The development of v0.7 is in steady progress - HStreamDB Newsletter 202111

Dec 9, 2021

HStreamDB, the cloud-native distributed streaming database has officially released v0.6 in November. Straight after that, the HStreamDB team continues to work on the release of v0.7.

v0.6 was officially released

In HStreamDB v0.6, we have presented many practical new features and functions, including HServer cluster mode, shared subscription, HStream Metrics, and REST API. For details, please refer to HStreamDB v0.6 is officially released: horizontal scalability and real-time data distribution are improved, and new functions bring new possibilities.
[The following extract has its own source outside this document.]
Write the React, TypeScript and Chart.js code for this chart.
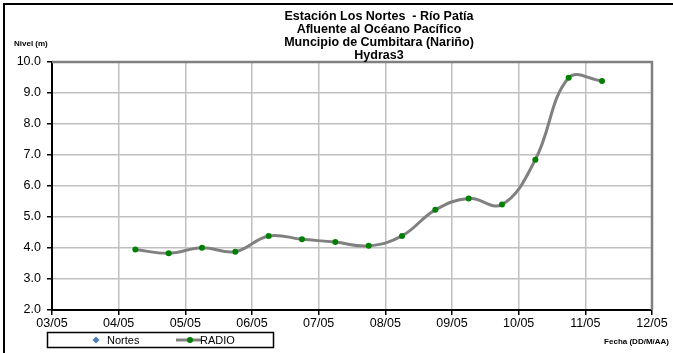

v0.7 is in steady development as planned

In v0.7, we will focus on improving the stability of the HStreamDB cluster and expanding the capabilities of the core data storage and consumption. The main progress we have made so far are listed as follows:

Transparent partition: design and prototype

To further improve a single stream's scalability and reading/writing performance, v0.7 will introduce the transparent partition. Every stream will contain multiple partitions, which are invisible to users. The load balance of reading/writing traffic in the cluster will be realized through partitioning to support a higher throughput of a single stream. At the same time, partitions will be entirely implicit for users. Users do not need to specify the number of partitions or any partition logic in advance, nor do they need to worry about the series of problems such as data redistribution and order caused by the increase and decrease of partitions. We believe that stream as itself is a concise and powerful enough abstraction. Thus partitions should only be the implementation details and should not be exposed to users.

At present, we have completed the basic design of the transparent partition. Since this function significantly impacts the internal implementation, we will first carry out function verification and implementation exploration through a prototype. Right now, we are still implementing the prototype.

Support docker-compose

HStreamDB is a distributed system with multiple components, and its deployment and use are relatively complex. We have improved the previous Docker-based startup method to facilitate users to get started and experience in the local environment. It now supports a one-step startup of a multi-node local HStreamDB cluster. For more details, please refer to the document.

Jepsen test

We are currently using the Jepsen framework to test the functionality and stability of the HStreamDB cluster. Jepsen is a test framework written by Kyle Kingsbury in Clojure to verify the consistency of distributed systems, which has helped many well-known database products find problems, including Elasticsearch, Cassandra, etc. It is currently used in more distributed systems to test and verify their functions and fault tolerance.

As for us, we have successfully applied the framework to HStreamDB, conducted some basic tests, and found several minor problems. Later, we will implement a special checker in Jepsen to test relevant functions in combination with the data consistency model of HStreamDB and perform more abundant tests based on the error injection capabilities provided by Jepsen.

REST API based on gRPC-Gateway

The communication protocol and interface between HStreamDB Server and the client are gRPC. Although gRPC has excellent advantages in development and performance, it still needs to be supported by REST API in browsers and three-party ecological integration scenarios. For this reason, in v0.6, we implemented part of the REST API based on the servant framework of Haskell. The main problem is that we need to simultaneously maintain these two sets of interfaces, which is expensive. The behaviour of these two sets of interfaces can not always be guaranteed to be consistent. We decided to use gRPC-Gateway to replace the current independent REST API implementation through investigation and research to solve these problems.

gRPC-Gateway can automatically generate a layer of REST API based on the underlying gRPC implementation, so we only need to maintain a set of gRPC implementations and always ensure the consistency of behaviour at the cost of losing some performance. However, it is not a problem for most scenarios of REST API applications. At present, we have completed the migration from servant to gRPC-Gateway.